Ariel Ezrachi is the Slaughter and May Professor of Competition Law at the University of Oxford, and Maurice Stucke is a Professor of Law at the University of Tennessee (Knoxville). They write,

For instance, the digital butler may help the platform refine its profile about us, including our likely reservation price, use of outside options, shopping habits, general interests, and weaknesses (including moments when our willpower is fatigued). This information can enable ‘behavioural discrimination’, where the platform can facilitate our buying products that we otherwise wouldn’t, at prices closer to our reservation price. The more we rely on the butler, the less likely we will be aware of this discrimination. Even if we search the web, the ads, products, or search results we see may be orchestrated by our butler.

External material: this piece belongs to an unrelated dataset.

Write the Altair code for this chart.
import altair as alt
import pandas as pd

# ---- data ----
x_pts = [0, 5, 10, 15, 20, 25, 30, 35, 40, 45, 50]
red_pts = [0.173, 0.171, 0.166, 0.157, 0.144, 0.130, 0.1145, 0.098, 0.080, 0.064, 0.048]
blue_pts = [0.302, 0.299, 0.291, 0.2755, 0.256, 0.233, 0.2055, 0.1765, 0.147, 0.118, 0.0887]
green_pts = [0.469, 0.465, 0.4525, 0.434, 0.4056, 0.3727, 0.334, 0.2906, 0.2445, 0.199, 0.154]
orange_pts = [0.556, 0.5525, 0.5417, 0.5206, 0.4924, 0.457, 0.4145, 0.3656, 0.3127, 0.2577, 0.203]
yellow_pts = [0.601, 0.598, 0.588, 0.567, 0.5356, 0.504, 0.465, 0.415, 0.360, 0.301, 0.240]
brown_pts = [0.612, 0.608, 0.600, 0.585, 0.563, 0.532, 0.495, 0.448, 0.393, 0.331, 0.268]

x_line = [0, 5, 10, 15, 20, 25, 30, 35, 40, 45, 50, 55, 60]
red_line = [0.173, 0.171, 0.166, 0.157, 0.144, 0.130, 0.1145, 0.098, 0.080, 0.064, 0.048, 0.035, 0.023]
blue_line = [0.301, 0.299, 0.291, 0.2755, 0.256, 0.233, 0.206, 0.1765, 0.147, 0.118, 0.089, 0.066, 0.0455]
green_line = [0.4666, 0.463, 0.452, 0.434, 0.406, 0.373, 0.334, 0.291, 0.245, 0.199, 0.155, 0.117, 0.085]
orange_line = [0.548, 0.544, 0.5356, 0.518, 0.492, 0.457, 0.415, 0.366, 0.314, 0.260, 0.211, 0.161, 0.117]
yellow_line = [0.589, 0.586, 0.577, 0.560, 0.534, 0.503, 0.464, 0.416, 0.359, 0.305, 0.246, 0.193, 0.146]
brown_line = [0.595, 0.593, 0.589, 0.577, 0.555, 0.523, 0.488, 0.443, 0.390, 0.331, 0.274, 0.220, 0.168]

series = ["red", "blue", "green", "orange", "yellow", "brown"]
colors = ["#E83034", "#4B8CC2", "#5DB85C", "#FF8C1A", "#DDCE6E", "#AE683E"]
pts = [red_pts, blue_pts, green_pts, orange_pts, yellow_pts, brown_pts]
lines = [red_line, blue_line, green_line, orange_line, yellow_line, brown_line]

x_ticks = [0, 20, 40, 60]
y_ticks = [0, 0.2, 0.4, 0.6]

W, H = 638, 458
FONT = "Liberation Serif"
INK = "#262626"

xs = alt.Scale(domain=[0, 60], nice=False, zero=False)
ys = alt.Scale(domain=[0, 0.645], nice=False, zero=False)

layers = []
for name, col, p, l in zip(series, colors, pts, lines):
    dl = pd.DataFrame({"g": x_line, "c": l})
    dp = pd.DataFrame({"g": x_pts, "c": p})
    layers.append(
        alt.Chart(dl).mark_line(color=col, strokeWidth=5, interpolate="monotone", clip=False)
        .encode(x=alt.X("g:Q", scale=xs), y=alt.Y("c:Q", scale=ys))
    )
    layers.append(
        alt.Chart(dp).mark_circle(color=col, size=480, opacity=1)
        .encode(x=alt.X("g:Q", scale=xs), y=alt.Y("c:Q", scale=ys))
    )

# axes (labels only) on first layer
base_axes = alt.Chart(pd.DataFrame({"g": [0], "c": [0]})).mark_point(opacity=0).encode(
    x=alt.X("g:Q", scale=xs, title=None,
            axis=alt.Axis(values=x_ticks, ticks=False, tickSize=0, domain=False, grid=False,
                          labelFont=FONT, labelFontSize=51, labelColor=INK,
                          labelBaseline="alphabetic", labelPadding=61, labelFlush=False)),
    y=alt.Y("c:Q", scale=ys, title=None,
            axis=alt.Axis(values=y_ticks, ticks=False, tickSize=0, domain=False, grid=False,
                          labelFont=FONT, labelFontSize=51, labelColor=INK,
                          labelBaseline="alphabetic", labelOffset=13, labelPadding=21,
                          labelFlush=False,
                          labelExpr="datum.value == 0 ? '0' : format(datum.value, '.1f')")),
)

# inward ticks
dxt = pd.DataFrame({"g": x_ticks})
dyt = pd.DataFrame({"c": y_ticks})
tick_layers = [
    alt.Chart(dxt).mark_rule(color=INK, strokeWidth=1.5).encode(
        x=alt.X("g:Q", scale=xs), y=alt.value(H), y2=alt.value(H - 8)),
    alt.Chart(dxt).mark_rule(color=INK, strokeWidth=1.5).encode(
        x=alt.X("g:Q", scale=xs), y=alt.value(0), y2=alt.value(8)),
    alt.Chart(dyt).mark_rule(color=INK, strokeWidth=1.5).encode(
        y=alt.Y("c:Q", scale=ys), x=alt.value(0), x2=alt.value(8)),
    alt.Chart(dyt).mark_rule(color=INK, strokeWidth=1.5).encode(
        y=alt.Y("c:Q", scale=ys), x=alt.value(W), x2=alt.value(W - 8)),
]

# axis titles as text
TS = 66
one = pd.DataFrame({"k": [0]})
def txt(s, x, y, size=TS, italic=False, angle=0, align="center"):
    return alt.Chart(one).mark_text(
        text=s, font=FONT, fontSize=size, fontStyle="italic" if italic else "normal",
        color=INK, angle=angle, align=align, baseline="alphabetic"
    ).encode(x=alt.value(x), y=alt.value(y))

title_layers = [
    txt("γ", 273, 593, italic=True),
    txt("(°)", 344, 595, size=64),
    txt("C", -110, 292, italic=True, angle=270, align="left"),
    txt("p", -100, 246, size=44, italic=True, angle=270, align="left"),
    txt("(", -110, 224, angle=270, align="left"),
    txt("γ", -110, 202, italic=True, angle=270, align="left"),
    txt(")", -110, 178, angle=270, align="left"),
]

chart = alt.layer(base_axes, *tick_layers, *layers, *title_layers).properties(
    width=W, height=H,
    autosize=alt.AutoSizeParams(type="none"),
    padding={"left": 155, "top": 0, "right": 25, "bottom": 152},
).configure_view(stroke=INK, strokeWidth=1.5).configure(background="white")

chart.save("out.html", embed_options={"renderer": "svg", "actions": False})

While providing us with a distorted view of available options and market reality, our trusted butler can also exclude rivals. When the butler promotes its affiliated products and services, it may become harder and costlier for retailers unaffiliated with the platform’s advertising business to reach us. Even when the retailer can gain our attention, the personal assistant may interject with its own recommendation, suggesting a special deal by a member of its platform’s ecosystem. In this multisided market, the assistant may subtly push certain products and services and degrade or conceal others, all in the name of personalization.

Rather than deter such abuses, market forces, given the data-driven network effects, can actually increase entry barriers. The strong platforms (and their butlers) become even stronger, extracting even more personal data, and commanding even higher rents to allow others to target us. Not only will our pocketbooks be affected. Our political and social discourse could also be manipulated, as we increasingly rely on our butler for our news and entertainment. The gatekeeper could subtly, but effectively, intellectually capture its users in this unique bubble –– where users happily roam, unaware of the outside market for products, services and ideas.